Learn About Diamonds
Everything you need to know about Diamonds
THE FOUR C’S
The Four C’s are: Carat, Colour, Clarity and Cut.
These are the four value factors that professionals use to grade, compare and value diamonds. This grading system was developed by the GIA in the 1940’s and universally used by all respected jewellers to provide objective standards in the evaluation of a diamond.
Carat is the unit measurement of diamond weight. One carat is equivalent to 0.2 grams and is sometimes referred to as 100 points. Diamonds weighing less than 1 carat are expressed as points; for example, a 0.50 carat diamond is referred to as a ‘50 pointer’. Diamond weights greater than 1 carat are usually expressed in carats and decimals. For example, a 1.45 carat diamond is expressed as ‘one point four five carats’. Diamonds of the same carat weight can have very different values depending on the other value factors of cut, colour and clarity.

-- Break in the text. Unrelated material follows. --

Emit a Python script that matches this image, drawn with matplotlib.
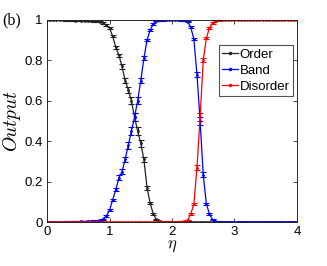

What carat size should I buy?
Carat size comes down to personal preference and budget. While some diamond shoppers prefer the look and fit of a smaller diamond, many seek to buy the largest diamond within their budget. There can be a significant price difference for slightly different carat sizes, however as carat refers to weight, this does not always translate to a significant visual difference. For example, comparing the size of a 1.00ct diamond with a 0.90ct diamond may not yield an obvious visual difference, however the price difference may be enough to bring this diamond within budget.
Two 1.00ct diamonds can look quite different depending on other factors such as Cut, Colour and Clarity. Therefore, it is important to consider all aspects of the 4C’s to ensure you are choosing the best diamond for you.

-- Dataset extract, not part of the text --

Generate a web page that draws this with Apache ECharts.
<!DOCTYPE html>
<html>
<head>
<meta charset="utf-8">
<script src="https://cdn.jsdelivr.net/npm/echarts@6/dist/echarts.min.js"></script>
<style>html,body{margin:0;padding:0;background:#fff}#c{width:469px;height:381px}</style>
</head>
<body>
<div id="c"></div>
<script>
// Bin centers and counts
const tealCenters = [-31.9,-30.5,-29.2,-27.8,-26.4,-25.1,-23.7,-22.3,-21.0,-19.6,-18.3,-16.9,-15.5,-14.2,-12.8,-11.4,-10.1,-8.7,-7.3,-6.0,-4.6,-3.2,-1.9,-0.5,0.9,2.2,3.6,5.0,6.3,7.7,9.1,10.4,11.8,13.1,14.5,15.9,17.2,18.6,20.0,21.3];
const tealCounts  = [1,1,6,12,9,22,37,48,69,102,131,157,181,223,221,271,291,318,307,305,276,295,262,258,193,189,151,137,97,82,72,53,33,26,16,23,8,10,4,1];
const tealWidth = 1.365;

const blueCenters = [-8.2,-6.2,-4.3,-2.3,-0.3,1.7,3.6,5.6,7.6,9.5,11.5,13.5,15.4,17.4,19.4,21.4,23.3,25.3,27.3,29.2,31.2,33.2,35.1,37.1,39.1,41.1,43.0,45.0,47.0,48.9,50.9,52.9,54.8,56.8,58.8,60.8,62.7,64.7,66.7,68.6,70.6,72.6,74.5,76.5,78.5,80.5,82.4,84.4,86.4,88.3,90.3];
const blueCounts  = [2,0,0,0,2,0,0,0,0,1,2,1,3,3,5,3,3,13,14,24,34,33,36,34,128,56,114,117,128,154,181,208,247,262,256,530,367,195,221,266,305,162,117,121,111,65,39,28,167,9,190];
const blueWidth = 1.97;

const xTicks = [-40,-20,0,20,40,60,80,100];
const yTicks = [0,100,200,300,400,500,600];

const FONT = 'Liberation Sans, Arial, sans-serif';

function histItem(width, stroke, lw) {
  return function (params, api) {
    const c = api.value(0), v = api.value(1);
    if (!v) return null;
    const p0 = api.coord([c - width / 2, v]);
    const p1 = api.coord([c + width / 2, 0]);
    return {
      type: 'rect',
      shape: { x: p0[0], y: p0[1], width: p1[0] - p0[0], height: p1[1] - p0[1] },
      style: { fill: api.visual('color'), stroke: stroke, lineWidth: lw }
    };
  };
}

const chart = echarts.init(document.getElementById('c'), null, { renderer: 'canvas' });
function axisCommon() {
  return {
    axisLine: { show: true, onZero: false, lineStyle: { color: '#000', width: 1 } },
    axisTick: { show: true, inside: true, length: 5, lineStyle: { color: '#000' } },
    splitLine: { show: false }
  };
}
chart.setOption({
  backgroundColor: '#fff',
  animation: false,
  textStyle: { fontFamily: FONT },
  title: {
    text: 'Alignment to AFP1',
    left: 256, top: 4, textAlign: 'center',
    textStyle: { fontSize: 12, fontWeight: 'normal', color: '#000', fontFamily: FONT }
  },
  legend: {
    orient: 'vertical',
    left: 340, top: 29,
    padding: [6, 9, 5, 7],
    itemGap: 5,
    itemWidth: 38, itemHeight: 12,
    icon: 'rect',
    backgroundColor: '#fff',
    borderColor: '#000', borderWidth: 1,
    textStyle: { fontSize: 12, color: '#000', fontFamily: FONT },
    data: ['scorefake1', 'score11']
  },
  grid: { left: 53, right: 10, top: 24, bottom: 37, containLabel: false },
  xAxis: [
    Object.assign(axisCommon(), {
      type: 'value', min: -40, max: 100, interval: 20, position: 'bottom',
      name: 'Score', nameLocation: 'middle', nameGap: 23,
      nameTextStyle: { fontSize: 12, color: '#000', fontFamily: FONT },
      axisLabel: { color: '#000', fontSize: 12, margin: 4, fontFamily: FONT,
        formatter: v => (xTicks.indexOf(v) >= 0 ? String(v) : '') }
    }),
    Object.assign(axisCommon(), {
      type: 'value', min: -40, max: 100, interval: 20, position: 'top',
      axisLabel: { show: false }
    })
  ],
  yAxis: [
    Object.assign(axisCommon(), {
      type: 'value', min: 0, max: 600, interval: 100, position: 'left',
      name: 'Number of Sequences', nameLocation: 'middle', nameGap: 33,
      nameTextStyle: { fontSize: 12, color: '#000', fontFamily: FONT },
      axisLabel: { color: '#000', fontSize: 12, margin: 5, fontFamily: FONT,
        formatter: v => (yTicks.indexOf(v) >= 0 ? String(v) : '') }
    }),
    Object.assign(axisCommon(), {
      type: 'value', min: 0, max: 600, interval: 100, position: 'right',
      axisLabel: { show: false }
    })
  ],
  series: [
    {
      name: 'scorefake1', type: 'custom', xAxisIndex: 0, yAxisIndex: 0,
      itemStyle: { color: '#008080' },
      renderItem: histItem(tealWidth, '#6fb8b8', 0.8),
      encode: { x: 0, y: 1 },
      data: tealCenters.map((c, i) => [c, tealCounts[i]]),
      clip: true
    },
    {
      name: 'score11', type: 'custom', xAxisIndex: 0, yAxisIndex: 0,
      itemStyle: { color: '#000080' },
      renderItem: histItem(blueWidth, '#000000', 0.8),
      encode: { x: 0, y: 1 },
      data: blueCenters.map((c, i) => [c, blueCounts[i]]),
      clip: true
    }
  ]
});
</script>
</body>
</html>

The ‘colour’ of diamonds actually refers to the lack of colour present in a diamond. Diamonds are graded on a scale from D (colourless), and continues with increasing presence of colour to Z (light colour).
GHIJ Near Colourless
KLM Faint Yellow
NOPQR Very Light Yellow
STUVWXYZ Light Yellow
Colour is subjective and it’s very important to consider other factors, particularly the cut of a diamond.
FANCY COLOUR DIAMONDS
Colourless diamonds are by far the most popular, however diamonds are available in many different colours including pink, blue, yellow and green. These colours are called ‘fancy colour diamonds’ and are often valued at a higher price point than a white diamond. Unlike white diamonds, fancy colour diamonds are valued more for their colour intensity rather than their brilliance.

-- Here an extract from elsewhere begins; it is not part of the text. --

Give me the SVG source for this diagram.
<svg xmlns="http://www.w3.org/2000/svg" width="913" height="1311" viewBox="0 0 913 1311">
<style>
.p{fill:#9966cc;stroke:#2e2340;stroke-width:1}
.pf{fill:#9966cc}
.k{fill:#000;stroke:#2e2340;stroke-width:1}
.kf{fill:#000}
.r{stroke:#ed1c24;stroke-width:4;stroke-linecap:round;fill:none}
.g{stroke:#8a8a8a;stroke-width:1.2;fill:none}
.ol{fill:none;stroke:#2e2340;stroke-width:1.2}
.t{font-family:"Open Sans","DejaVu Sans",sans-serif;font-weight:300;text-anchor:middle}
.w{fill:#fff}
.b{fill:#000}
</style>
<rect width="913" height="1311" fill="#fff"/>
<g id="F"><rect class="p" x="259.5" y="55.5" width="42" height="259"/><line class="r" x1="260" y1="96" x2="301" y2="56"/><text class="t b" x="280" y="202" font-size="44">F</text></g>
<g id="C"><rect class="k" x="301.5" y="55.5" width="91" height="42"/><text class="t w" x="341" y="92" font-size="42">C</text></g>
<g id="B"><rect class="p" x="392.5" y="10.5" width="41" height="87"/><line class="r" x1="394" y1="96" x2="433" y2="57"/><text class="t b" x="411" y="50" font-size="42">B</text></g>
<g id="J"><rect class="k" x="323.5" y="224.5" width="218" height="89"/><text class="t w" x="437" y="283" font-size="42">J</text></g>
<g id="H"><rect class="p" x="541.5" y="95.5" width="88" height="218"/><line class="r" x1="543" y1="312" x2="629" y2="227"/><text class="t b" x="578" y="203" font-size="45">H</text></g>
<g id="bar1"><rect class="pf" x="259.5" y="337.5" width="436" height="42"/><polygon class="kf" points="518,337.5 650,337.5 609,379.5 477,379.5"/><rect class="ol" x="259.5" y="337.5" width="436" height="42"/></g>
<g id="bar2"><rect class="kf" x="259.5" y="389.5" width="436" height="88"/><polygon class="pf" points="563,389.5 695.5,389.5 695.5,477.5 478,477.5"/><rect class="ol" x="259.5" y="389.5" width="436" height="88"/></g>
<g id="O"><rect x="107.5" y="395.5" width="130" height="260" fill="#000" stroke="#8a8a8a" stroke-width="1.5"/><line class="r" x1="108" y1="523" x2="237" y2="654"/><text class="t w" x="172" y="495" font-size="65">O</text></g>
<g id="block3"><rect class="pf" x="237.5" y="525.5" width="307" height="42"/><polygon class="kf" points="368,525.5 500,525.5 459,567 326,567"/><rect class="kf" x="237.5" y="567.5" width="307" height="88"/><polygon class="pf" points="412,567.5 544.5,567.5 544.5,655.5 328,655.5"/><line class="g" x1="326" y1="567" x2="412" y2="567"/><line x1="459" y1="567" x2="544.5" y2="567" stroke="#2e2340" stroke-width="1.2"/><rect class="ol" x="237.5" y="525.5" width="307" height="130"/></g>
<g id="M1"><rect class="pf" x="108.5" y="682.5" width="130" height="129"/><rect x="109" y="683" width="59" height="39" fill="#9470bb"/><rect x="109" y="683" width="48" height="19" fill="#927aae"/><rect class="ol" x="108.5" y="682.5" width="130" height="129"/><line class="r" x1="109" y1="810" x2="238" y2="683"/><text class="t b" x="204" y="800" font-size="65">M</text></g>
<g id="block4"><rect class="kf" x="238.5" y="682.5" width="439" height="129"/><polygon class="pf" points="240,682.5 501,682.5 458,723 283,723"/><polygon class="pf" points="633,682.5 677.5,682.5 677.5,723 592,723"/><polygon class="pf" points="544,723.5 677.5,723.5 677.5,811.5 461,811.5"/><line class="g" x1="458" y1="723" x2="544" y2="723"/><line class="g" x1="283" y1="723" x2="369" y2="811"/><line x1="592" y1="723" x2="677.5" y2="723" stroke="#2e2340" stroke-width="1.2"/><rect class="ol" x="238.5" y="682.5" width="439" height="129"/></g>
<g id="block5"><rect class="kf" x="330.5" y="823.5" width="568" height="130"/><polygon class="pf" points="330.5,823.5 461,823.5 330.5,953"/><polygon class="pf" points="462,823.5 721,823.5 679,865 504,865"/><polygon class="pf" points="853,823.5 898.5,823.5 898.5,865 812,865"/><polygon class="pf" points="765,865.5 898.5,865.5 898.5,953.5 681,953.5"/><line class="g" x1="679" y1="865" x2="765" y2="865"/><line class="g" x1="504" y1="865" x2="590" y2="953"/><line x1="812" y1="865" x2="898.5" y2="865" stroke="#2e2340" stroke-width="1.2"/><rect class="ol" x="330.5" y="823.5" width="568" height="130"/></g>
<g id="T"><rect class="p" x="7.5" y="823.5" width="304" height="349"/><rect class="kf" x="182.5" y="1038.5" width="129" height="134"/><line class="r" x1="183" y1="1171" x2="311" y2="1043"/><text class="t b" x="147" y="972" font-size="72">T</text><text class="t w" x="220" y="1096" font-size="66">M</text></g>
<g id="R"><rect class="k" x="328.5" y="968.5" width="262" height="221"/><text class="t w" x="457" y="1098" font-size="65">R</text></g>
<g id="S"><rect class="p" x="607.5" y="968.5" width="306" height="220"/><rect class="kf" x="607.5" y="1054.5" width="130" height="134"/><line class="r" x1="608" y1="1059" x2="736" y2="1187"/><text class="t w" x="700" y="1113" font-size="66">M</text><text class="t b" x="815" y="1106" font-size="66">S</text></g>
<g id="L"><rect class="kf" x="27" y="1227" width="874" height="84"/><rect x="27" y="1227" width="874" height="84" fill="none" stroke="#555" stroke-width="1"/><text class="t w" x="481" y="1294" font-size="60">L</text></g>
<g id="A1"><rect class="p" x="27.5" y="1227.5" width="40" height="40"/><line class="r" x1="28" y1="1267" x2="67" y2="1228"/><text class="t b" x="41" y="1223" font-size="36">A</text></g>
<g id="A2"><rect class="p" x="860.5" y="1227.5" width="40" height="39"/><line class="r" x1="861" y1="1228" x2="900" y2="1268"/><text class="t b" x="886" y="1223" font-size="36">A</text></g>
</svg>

The GIA grading system for fancy colour diamonds was created to accommodate the fact that not all coloured diamonds have a same depth of colour. Yellow diamonds can be found in a range of saturations while blue diamonds are not. Deep, intense shades are valued more highly than pale shades.
Diamond clarity refers to the absence of internal inclusions and external blemishes.
Most diamonds contain some form of these characteristics and the number, size, nature and position of these characteristics will affect the value of a diamond.
The clarity of diamonds is graded as:
No inclusions and no blemishes visible to a skilled grader using 10x magnification.
No inclusions and only blemishes are visible to a skilled grader using 10x magnification
VVS1 and VVS2
Very very slightly included
Minute inclusions that range from extremely difficult to very difficult to see are visible to a skilled grader using 10x magnification.
VS1 and VS2
Very slightly included
Minor inclusions that range from difficult to somewhat easy to see are visible to a skilled grader using 10x magnification.
SI1 and SI2
Noticeable inclusions that range from easy to very easy to see are visible to a skilled grader using 10x magnification
I1, I2 and I3
Obvious inclusions are visible to a skilled grader using 10x magnification and may affect transparency and brilliance.
What clarity of diamond should I buy?
Flawless diamonds are the rarest and therefore the most expensive, however a diamond does not need to be flawless to have a stunning sparkle. If the cut of the diamond is excellent, a diamond of SI1 and SI2 clarity can be an excellent choice for value and appearance. These grades are eye-clean, which means the inclusions cannot be seen with the human eye. Avoid I1, I2 and I3 clarity grades for fine jewellery as these grades have inclusions that would affect the brilliance and durability of the diamond.
A diamond’s cut refers to how well a diamond’s facets interacts with light to create brilliance, fire and scintillation. Cut directly affects a diamonds beauty, which is why most jewellers say it the most important factor of The Four C’s.
Diamonds that are cut too deep or too shallow lose light that spills through the side or bottom. As a result, poorly cut diamonds are less brilliant and certainly less valuable. A diamond that is cut to good proportions reflects light internally from one facet to another and then disperses back through the top of the stone.
The cut scale as determined by the GIA is Excellent, Very Good, Good, Fair and Poor.
What Cut Quality of a Diamond Should I Buy?
For fine jewellery, it is recommended to choose the best cut within your budget as a higher cut will often allow you to maintain a diamond’s beauty, even when going with a lower colour or clarity. Very Good or Excellent cuts are good choices as brilliance is the first thing people notice.